The Restaurant at Patowmack Farm
Lovettsville / Modern American / $$$$*
It’s hard to say what plays a stronger role in chef Vincent Badiee’s culinary background: Is it his years in New York City and Washington, DC, playing key roles at restaurants like Eleven Madison Park and Gravitas? Or is it his childhood, spent on a Virginia farm? At The Restaurant at Patowmack Farm, he makes a spiritual homecoming, cooking the kinds of food that have earned his restaurants Michelin stars, but using ingredients that he helps to cultivate and harvest on site.

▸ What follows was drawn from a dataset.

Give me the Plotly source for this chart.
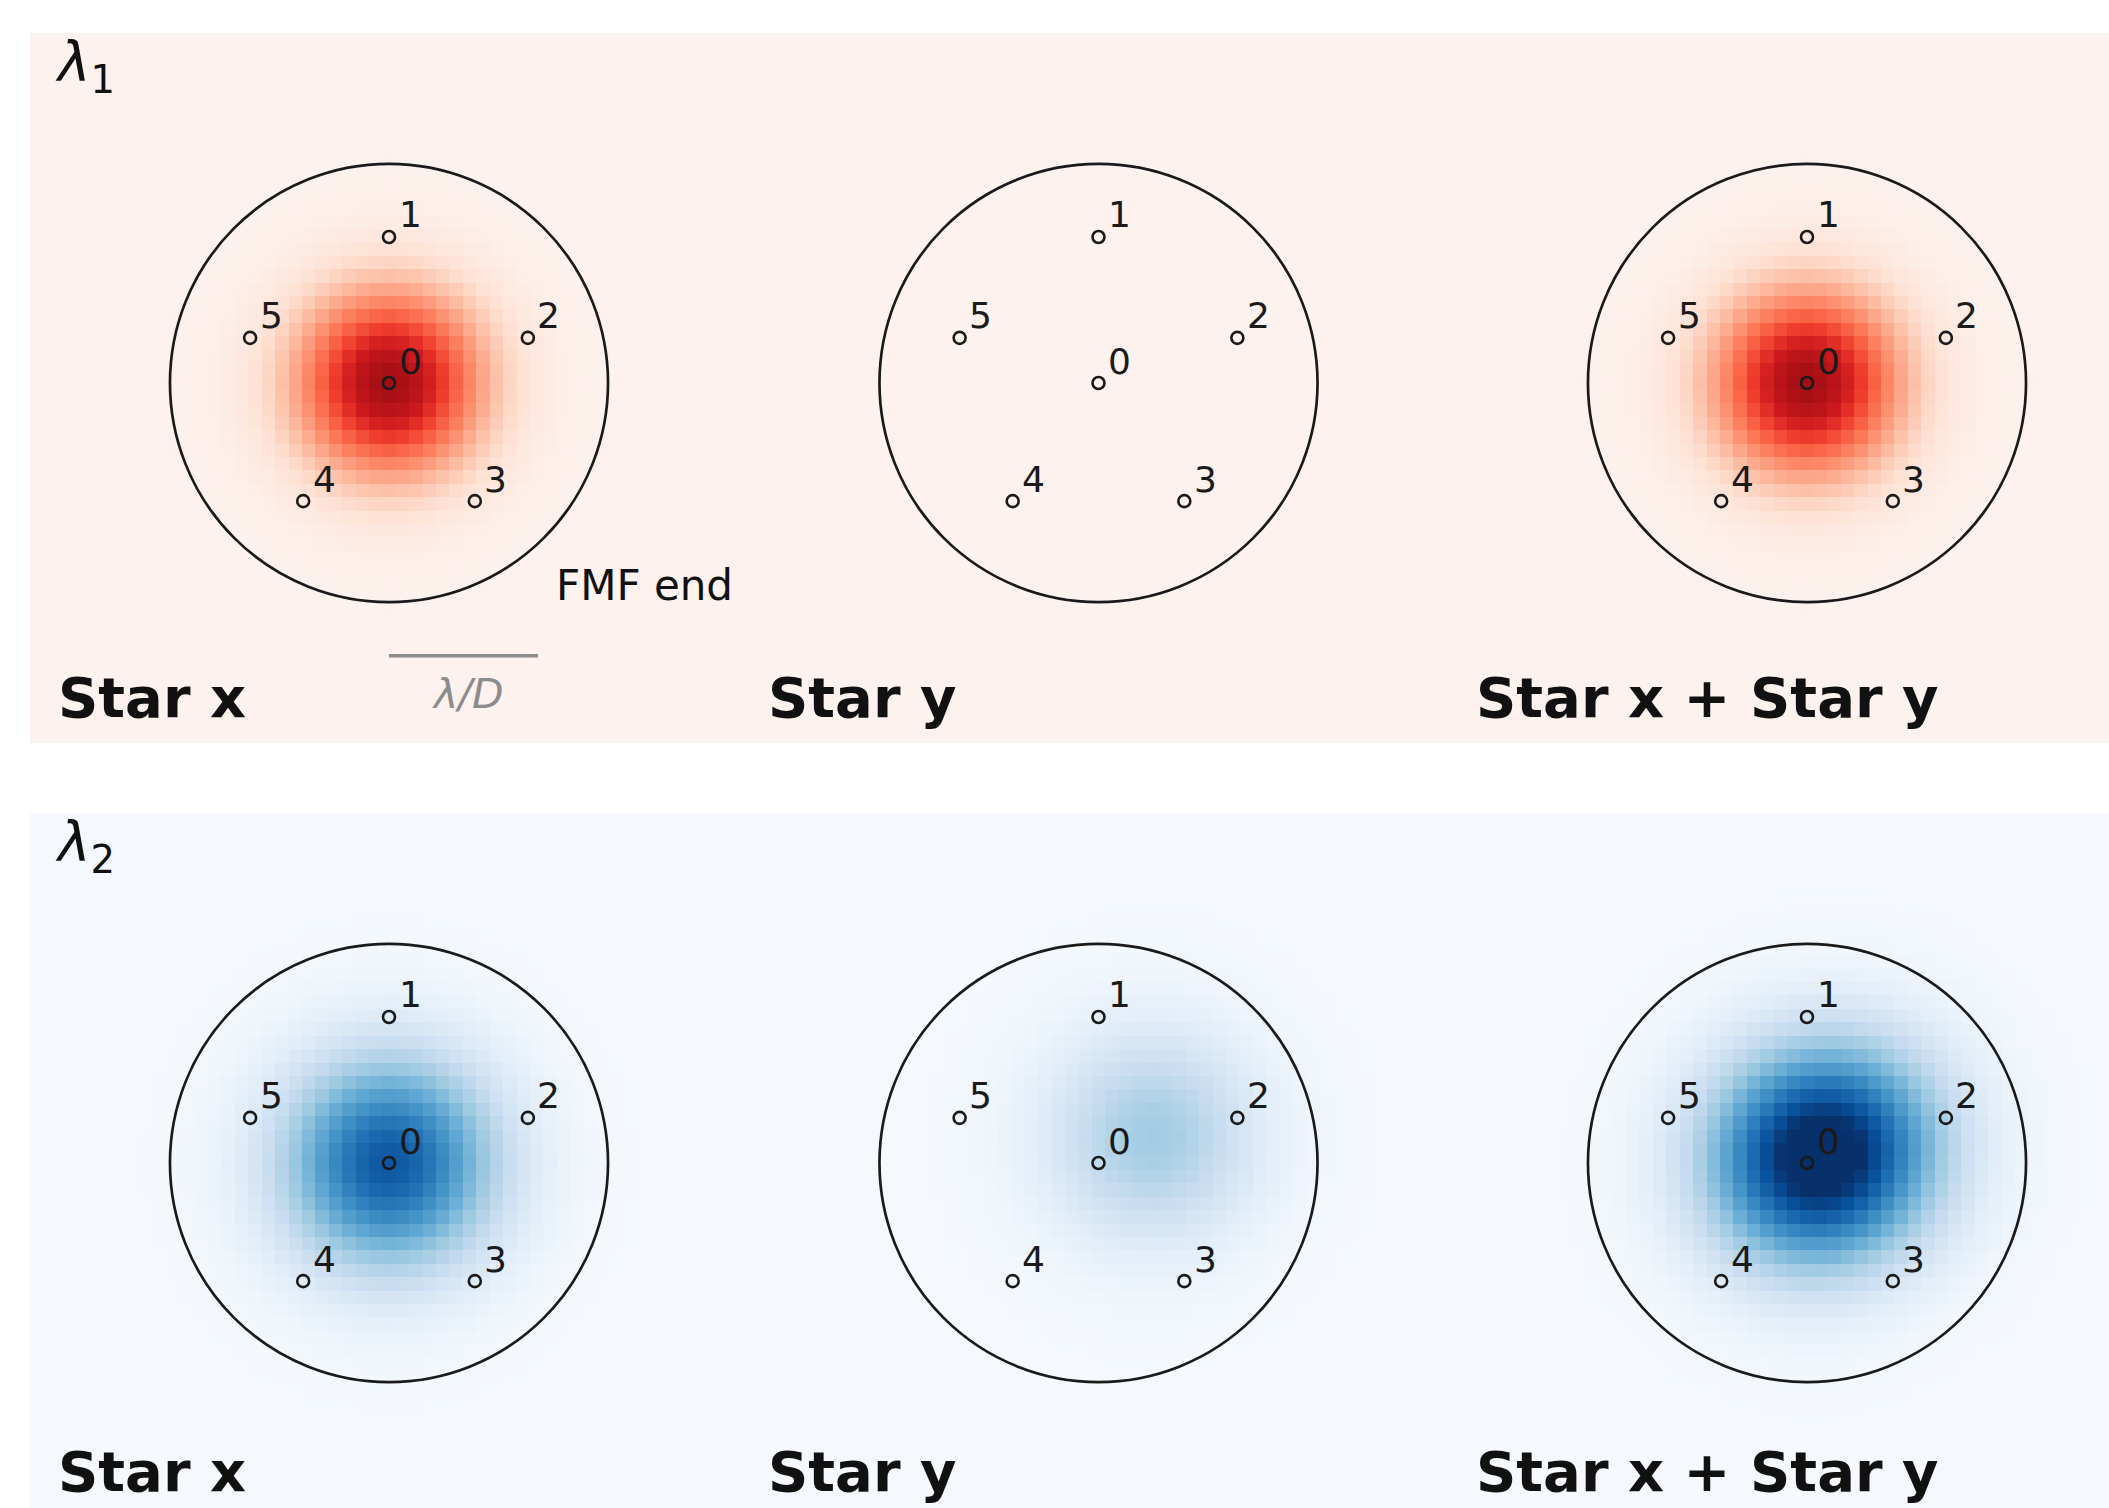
import numpy as np
import plotly.graph_objects as go

W, H = 2109, 1508
PX = 149.0  # pixels per lambda/D
FONT = "DejaVu Sans"

# ---- data -------------------------------------------------------------
panel_titles = ["Star x", "Star y", "Star x + Star y"]

# fibre cores on the few-mode-fibre end face (units of lambda/D)
fiber_ids = ["0", "1", "2", "3", "4", "5"]
fiber_x = [0.0, 0.0, 0.932, 0.576, -0.576, -0.932]
fiber_y = [0.0, 0.98, 0.303, -0.793, -0.793, 0.303]
fmf_radius = 1.47

# PSF pixel grid: cell size (lambda/D) and number of cells either side of centre
cell = 0.09
half_cells = 26

# one-sided PSF intensity profiles per cell offset from the star centre
profile_l1 = [1.0, 0.979, 0.920, 0.829, 0.717, 0.594, 0.472, 0.360, 0.264, 0.185,
              0.125, 0.082, 0.053, 0.033, 0.020, 0.012, 0.007, 0.004, 0.002, 0.001,
              0.0, 0.0, 0.0, 0.0, 0.0, 0.0, 0.0, 0.0, 0.0, 0.0, 0.0]
profile_l2 = [1.0, 0.984, 0.938, 0.866, 0.775, 0.671, 0.563, 0.458, 0.360, 0.275,
              0.203, 0.145, 0.101, 0.068, 0.044, 0.028, 0.017, 0.010, 0.006, 0.003,
              0.002, 0.001, 0.0, 0.0, 0.0, 0.0, 0.0, 0.0, 0.0, 0.0, 0.0]

# star peak (normalised) and centre offset in grid cells (x, y), per wavelength
star_x_peak = [0.88, 0.85]
star_x_cells = [(0, 0), (0, 0)]
star_y_peak = [0.0, 0.36]
star_y_cells = [(4, 2), (4, 2)]

# ---- styling ----------------------------------------------------------
row_bg = ["#fdf2ee", "#f5f9fd"]
reds = ["#fdf2ee", "#fee0d2", "#fcbba1", "#fc9272", "#fb6a4a", "#ef3b2c",
        "#cb181d", "#a50f15", "#67000d"]
blues = ["#f5f9fd", "#deebf7", "#c6dbef", "#9ecae1", "#6baed6", "#4292c6",
         "#2171b5", "#08519c", "#08306b"]
row_scales = [[[i / 8, c] for i, c in enumerate(reds)],
              [[i / 8, c] for i, c in enumerate(blues)]]

col_cx = [389.0, 1098.5, 1807.0]
row_cy = [383.0, 1163.0]
row_top = [33.0, 813.0]
row_bottom = [743.0, 1508.0]
title_dy = [314.0, 308.0]
HALF = 353.0

idx = np.arange(-half_cells, half_cells + 1)
grid = idx * cell


def star_image(profile, peak, centre):
    prof = np.asarray(profile)
    px = prof[np.abs(idx - centre[0])]
    py = prof[np.abs(idx - centre[1])]
    return peak * np.outer(py, px)


fig = go.Figure()
layout_axes = {}
shapes = []
annotations = []

# coloured row backgrounds with wavelength tags
for r in range(2):
    shapes.append(dict(type="rect", xref="paper", yref="paper", layer="below",
                       x0=30 / W, x1=1.0, y0=1 - row_bottom[r] / H, y1=1 - row_top[r] / H,
                       fillcolor=row_bg[r], line=dict(width=0)))
    annotations.append(dict(xref="paper", yref="paper", x=53 / W,
                            y=1 - (row_top[r] + 33) / H, xanchor="left", yanchor="middle",
                            text="<i>λ</i><sub>%d</sub>" % (r + 1), showarrow=False,
                            font=dict(family=FONT, size=55, color="#111111")))

n = 0
for r in range(2):
    profile = profile_l1 if r == 0 else profile_l2
    img_x = star_image(profile, star_x_peak[r], star_x_cells[r])
    img_y = star_image(profile, star_y_peak[r], star_y_cells[r])
    images = [img_x, img_y, img_x + img_y]
    for c in range(3):
        n += 1
        xa = "x" if n == 1 else "x%d" % n
        ya = "y" if n == 1 else "y%d" % n
        cx, cy = col_cx[c], row_cy[r]
        left, right = max(cx - HALF, 30), min(cx + HALF, W)
        top, bottom = max(cy - HALF, row_top[r]), min(cy + HALF, row_bottom[r])
        layout_axes["xaxis" if n == 1 else "xaxis%d" % n] = dict(
            domain=[left / W, right / W], range=[(left - cx) / PX, (right - cx) / PX],
            anchor=ya, visible=False, fixedrange=True)
        layout_axes["yaxis" if n == 1 else "yaxis%d" % n] = dict(
            domain=[1 - bottom / H, 1 - top / H], range=[(cy - bottom) / PX, (cy - top) / PX],
            anchor=xa, visible=False, fixedrange=True)

        fig.add_trace(go.Heatmap(x=grid, y=grid, z=images[c], zmin=0, zmax=1,
                                 colorscale=row_scales[r], showscale=False,
                                 xaxis=xa, yaxis=ya, hoverinfo="skip"))
        # fibre end face outline
        shapes.append(dict(type="circle", xref=xa, yref=ya,
                           x0=-fmf_radius, x1=fmf_radius, y0=-fmf_radius, y1=fmf_radius,
                           line=dict(color="#1a1a1a", width=2.7)))
        # fibre cores
        fig.add_trace(go.Scatter(x=fiber_x, y=fiber_y, mode="markers",
                                 marker=dict(symbol="circle-open", size=12, color="#1a1a1a",
                                             line=dict(width=2.6)),
                                 xaxis=xa, yaxis=ya, hoverinfo="skip"))
        for fid, fx, fy in zip(fiber_ids, fiber_x, fiber_y):
            annotations.append(dict(xref=xa, yref=ya, x=fx, y=fy, xshift=21, yshift=22,
                                    text=fid, showarrow=False,
                                    font=dict(family=FONT, size=36, color="#1a1a1a")))
        annotations.append(dict(xref="paper", yref="paper", x=(cx - 332) / W,
                                y=1 - (cy + title_dy[r]) / H, xanchor="left", yanchor="middle",
                                text="<b>%s</b>" % panel_titles[c], showarrow=False,
                                borderpad=0,
                                font=dict(family=FONT, size=56, color="#111111")))
        if n == 1:
            annotations.append(dict(xref=xa, yref=ya, x=1.11, y=-1.36, xanchor="left",
                                    yanchor="middle", text="FMF end", showarrow=False,
                                    font=dict(family=FONT, size=42, color="#111111")))
            shapes.append(dict(type="line", xref=xa, yref=ya, x0=0.0, x1=1.0,
                               y0=-1.83, y1=-1.83, line=dict(color="#8c8c8c", width=3.5)))
            annotations.append(dict(xref=xa, yref=ya, x=0.53, y=-2.09, text="<i>λ/D</i>",
                                    showarrow=False,
                                    font=dict(family=FONT, size=41, color="#8c8c8c")))

fig.update_layout(width=W, height=H, margin=dict(l=0, r=0, t=0, b=0),
                  paper_bgcolor="white", plot_bgcolor="rgba(0,0,0,0)",
                  showlegend=False, shapes=shapes, annotations=annotations,
                  **layout_axes)
fig.write_html("out.html", config={"displayModeBar": False})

Dinner menus run the length of nine courses, each one honed from the best bites of the season. The meal will likely start with crackers made from seeds bound together with spices into a snack so addictive that you ask your server to leave them on the table until you’ve finished them just before dessert. And that sweet finish? It’s worth saving some of your local steak or pork schnitzel for the next day in order to make room.
During blueberry season, dessert might be a lacquered purple-ish dome sealing in the flavor of white chocolate mousse and blueberry jam. Blueberry sauce is drizzled over the plate like a monochromatic Jackson Pollock, a study in the freshest fruit of the season. All of Badiee’s experience has added up to this moment and this plate.

See this: The glass conservatory feels like eating in a greenhouse strung with festive lights, but dining outside in the summertime is the best way to take in views of the Potomac below.
Eat this: Except at brunch, there’s only one choice, but the tasting menu includes hit after hit.
Service: What hospitality crisis? This large team is perpetually on its toes.
When to dine here: You and your other half have something to celebrate with a night to remember.